Modena, 10 ottobre 2015 - Sulla parete esterna due date in numeri romani, MCMXII e MCMXXIX, 1912 e 1929, e una scritta ‘Centrale termica’. Sul portone è rimasto un cartello con una freccia, ‘Contatori acqua e gas’: sull’altro lato, quello che si affaccia sul parcheggio, un’altra insegna più moderna, ‘Reparto progetto costruzioni, Impianti elettrici’. Archeologia industriale: da molti anni, qui non ‘abita’ più nessuno. Come tanti fabbricati dall’area ex Amcm, anche la ex centrale Aem, da cui si alimentava tutta la rete di tram cittadini, è un segno di memoria antica, scivolato lentamente nel degrado e nell’abbandono.
Qualcuno forse ci ha anche trovato un rifugio temporaneo.
Per qualche giorno, la prossima settimana, tornerà a vivere, a pullulare di piccole storie ed emozioni. Nell’ambito di Vie, il festival internazionale di teatro promosso da Ert, proprio qui dentro verrà allestita una particolare installazione sensoriale, Dopo: non un vero e proprio spettacolo, quanto un’esperienza da compiere per andare alla scoperta anche di se stessi. A idearla e realizzarla è Gabriella Salvaterra, artista e performer modenese, che da alcuni anni vive fra Barcellona e il Cile: da 16 anni è al Teatro de los Sentidos, assistente di Enrique Vargas che proprio qui a Modena – ed era il 1997 – propose il suggestivo labirinto di Oracoli che molti ricordano ancora (per l’enorme numero di richieste, dovette aggiungere un mese di repliche). «Qui non ci sono attori e spettatori, quanto piuttosto abitanti e viaggiatori – spiega Gabriella Salvaterra –. Per ognuno, questo deve diventare un viaggio intimo, personale, in cui anche perdersi».
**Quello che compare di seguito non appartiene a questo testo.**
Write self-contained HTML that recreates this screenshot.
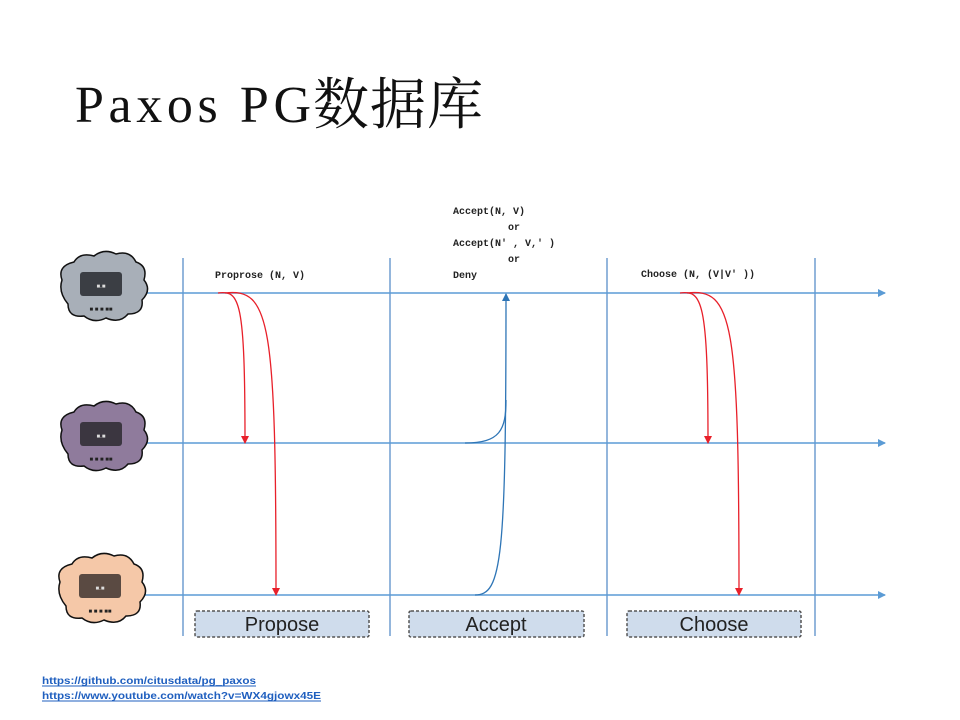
<!DOCTYPE html>
<html><head><meta charset="utf-8"><style>
body{margin:0;background:#fff;width:960px;height:720px;overflow:hidden}
svg{display:block}
</style></head><body>
<svg width="960" height="720" viewBox="0 0 960 720" xmlns="http://www.w3.org/2000/svg">
<defs>
<marker id="bl" markerWidth="8" markerHeight="8" refX="7" refY="4" orient="auto" markerUnits="userSpaceOnUse"><path d="M0,0 L8,4 L0,8 z" fill="#5b9bd5"/></marker>
<marker id="bd" markerWidth="8" markerHeight="8" refX="7" refY="4" orient="auto" markerUnits="userSpaceOnUse"><path d="M0,0 L8,4 L0,8 z" fill="#2e75b6"/></marker>
<marker id="rd" markerWidth="8" markerHeight="8" refX="7" refY="4" orient="auto" markerUnits="userSpaceOnUse"><path d="M0,0 L8,4 L0,8 z" fill="#e8202a"/></marker>
</defs>
<text x="75" y="122" font-family="Liberation Serif, serif" font-size="52" textLength="236" lengthAdjust="spacing" fill="#111">Paxos PG</text>
<text x="313" y="124" font-family="Noto Serif CJK SC, serif" font-size="56" textLength="170" lengthAdjust="spacing" fill="#111">数据库</text>

<g stroke="#5b8fc9" stroke-width="1.3">
<line x1="183" y1="258" x2="183" y2="636"/>
<line x1="390" y1="258" x2="390" y2="636"/>
<line x1="607" y1="258" x2="607" y2="636"/>
<line x1="815" y1="258" x2="815" y2="636"/>
</g>
<g stroke="#5b9bd5" stroke-width="1.5" marker-end="url(#bl)">
<line x1="140" y1="293" x2="885" y2="293"/>
<line x1="140" y1="443" x2="885" y2="443"/>
<line x1="140" y1="595" x2="885" y2="595"/>
</g>

<g font-family="Liberation Mono, monospace" font-size="10" font-weight="bold" fill="#222">
<text x="215" y="278">Proprose (N, V)</text>
<text x="453" y="214">Accept(N, V)</text>
<text x="508" y="230">or</text>
<text x="453" y="246">Accept(N' , V,' )</text>
<text x="508" y="262">or</text>
<text x="453" y="278">Deny</text>
<text x="641" y="277">Choose (N, (V|V' ))</text>
</g>

<g fill="none" stroke="#e8202a" stroke-width="1.3">
<path d="M218,293 C240,290 245,300 245,443" marker-end="url(#rd)"/>
<path d="M225,293 C270,288 276,320 276,595" marker-end="url(#rd)"/>
<path d="M680,293 C702,290 708,300 708,443" marker-end="url(#rd)"/>
<path d="M687,293 C733,288 739,320 739,595" marker-end="url(#rd)"/>
</g>
<g fill="none" stroke="#2e75b6" stroke-width="1.3">
<path d="M465,443 C500,443 506,430 506,400"/>
<path d="M475,595 C502,595 506,560 506,294" marker-end="url(#bd)"/>
</g>

<g>
<path d="M62,280 q-5,-14 12,-18 q6,-10 20,-6 q10,-8 22,-2 q14,-4 20,8 q12,4 8,18 q8,10 -2,20 q2,14 -14,14 q-8,10 -22,4 q-12,6 -22,-2 q-16,2 -16,-12 q-10,-12 -6,-24 z" fill="#a8afb8" stroke="#111" stroke-width="1.5"/>
<rect x="80" y="272" width="42" height="24" rx="3" fill="#3b3e44"/>
<text x="101" y="288" font-size="6" fill="#ddd" text-anchor="middle" font-family="Liberation Sans, sans-serif">■.■</text>
<text x="101" y="311" font-size="6" fill="#222" text-anchor="middle" font-family="Liberation Sans, sans-serif" font-weight="bold">■ ■ ■ ■■</text>

<path d="M62,430 q-5,-14 12,-18 q6,-10 20,-6 q10,-8 22,-2 q14,-4 20,8 q12,4 8,18 q8,10 -2,20 q2,14 -14,14 q-8,10 -22,4 q-12,6 -22,-2 q-16,2 -16,-12 q-10,-12 -6,-24 z" fill="#8f7b9c" stroke="#111" stroke-width="1.5"/>
<rect x="80" y="422" width="42" height="24" rx="3" fill="#3b3640"/>
<text x="101" y="438" font-size="6" fill="#ddd" text-anchor="middle" font-family="Liberation Sans, sans-serif">■.■</text>
<text x="101" y="461" font-size="6" fill="#222" text-anchor="middle" font-family="Liberation Sans, sans-serif" font-weight="bold">■ ■ ■ ■■</text>

<path d="M60,582 q-5,-14 12,-18 q6,-10 20,-6 q10,-8 22,-2 q14,-4 20,8 q12,4 8,18 q8,10 -2,20 q2,14 -14,14 q-8,10 -22,4 q-12,6 -22,-2 q-16,2 -16,-12 q-10,-12 -6,-24 z" fill="#f5c8a8" stroke="#111" stroke-width="1.5"/>
<rect x="79" y="574" width="42" height="24" rx="3" fill="#5a4a42"/>
<text x="100" y="590" font-size="6" fill="#ddd" text-anchor="middle" font-family="Liberation Sans, sans-serif">■.■</text>
<text x="100" y="613" font-size="6" fill="#222" text-anchor="middle" font-family="Liberation Sans, sans-serif" font-weight="bold">■ ■ ■ ■■</text>
</g>

<g fill="#cfdcec" stroke="#555" stroke-width="1.5" stroke-dasharray="3,2">
<rect x="195" y="611" width="174" height="26" rx="2"/>
<rect x="409" y="611" width="175" height="26" rx="2"/>
<rect x="627" y="611" width="174" height="26" rx="2"/>
</g>
<g font-family="Liberation Sans, sans-serif" font-size="20" fill="#222" text-anchor="middle">
<text x="282" y="631">Propose</text>
<text x="496" y="631">Accept</text>
<text x="714" y="631">Choose</text>
</g>

<g font-family="Liberation Sans, sans-serif" font-size="10" font-weight="bold" fill="#1f5fbf">
<text x="42" y="684" textLength="214" lengthAdjust="spacingAndGlyphs">https://github.com/citusdata/pg_paxos</text>
<text x="42" y="699" textLength="279" lengthAdjust="spacingAndGlyphs">https://www.youtube.com/watch?v=WX4gjowx45E</text>
</g>
<line x1="42" y1="686" x2="256" y2="686" stroke="#1f5fbf" stroke-width="1"/>
<line x1="42" y1="701" x2="321" y2="701" stroke="#1f5fbf" stroke-width="1"/>
</svg>
</body></html>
Hanno dovuto lavorare moltissimo (e stanno ancora facendolo) per ripulire i locali da sporcizia, materiali abbandonati, scartoffie e quant’altro. Al piano superiore, fino a poco tempo fa, c’erano gli spazi di Drama Teatri, ma il piano terra è sempre stato sostanzialmente in disuso. «Ho pensato un lavoro specifico per questi spazi che abbiamo reinterpretato, confidando sul potere dell’immaginazione», aggiunge l’artista.
I partecipanti potranno e dovranno lasciarsi anche sorprendere e spiazzare, fra scale, salette, spazi di oscurità e di silenzio, odori evocativi, e qualche incontro con gli attori, temporanei ‘abitanti’ di questo luogo. Dopo sarà dedicato al tema della rottura, «e di tutte le rotture che ognuno di noi ha nella sua vita – anticipa Gabriella Salvaterra –. Qualcosa si può riparare».
Si entra da un portone, si esce dall’altro: in mezzo ci sono salite e discese, vecchie scale di legno, cumuli di cassetti e di valigie, il passaggio per un lungo corridoio e una sosta in un salone pieno di vasi, catini, bacinelle e caraffe, come a dover raccogliere acqua. Uno specchio, una camera da letto: sarà anche un gioco di spaesamento. «Ognuno potrà riflettere su ciò che può ‘aggiustare’ nella sua vita», dice l’artista. E viene da pensare che fra le cose che si possono riparare c’è anche questo luogo, questa vecchia centrale: porta con sé il peso e l’onore dei suoi anni, ma vuole riemergere da un troppo lungo oblio.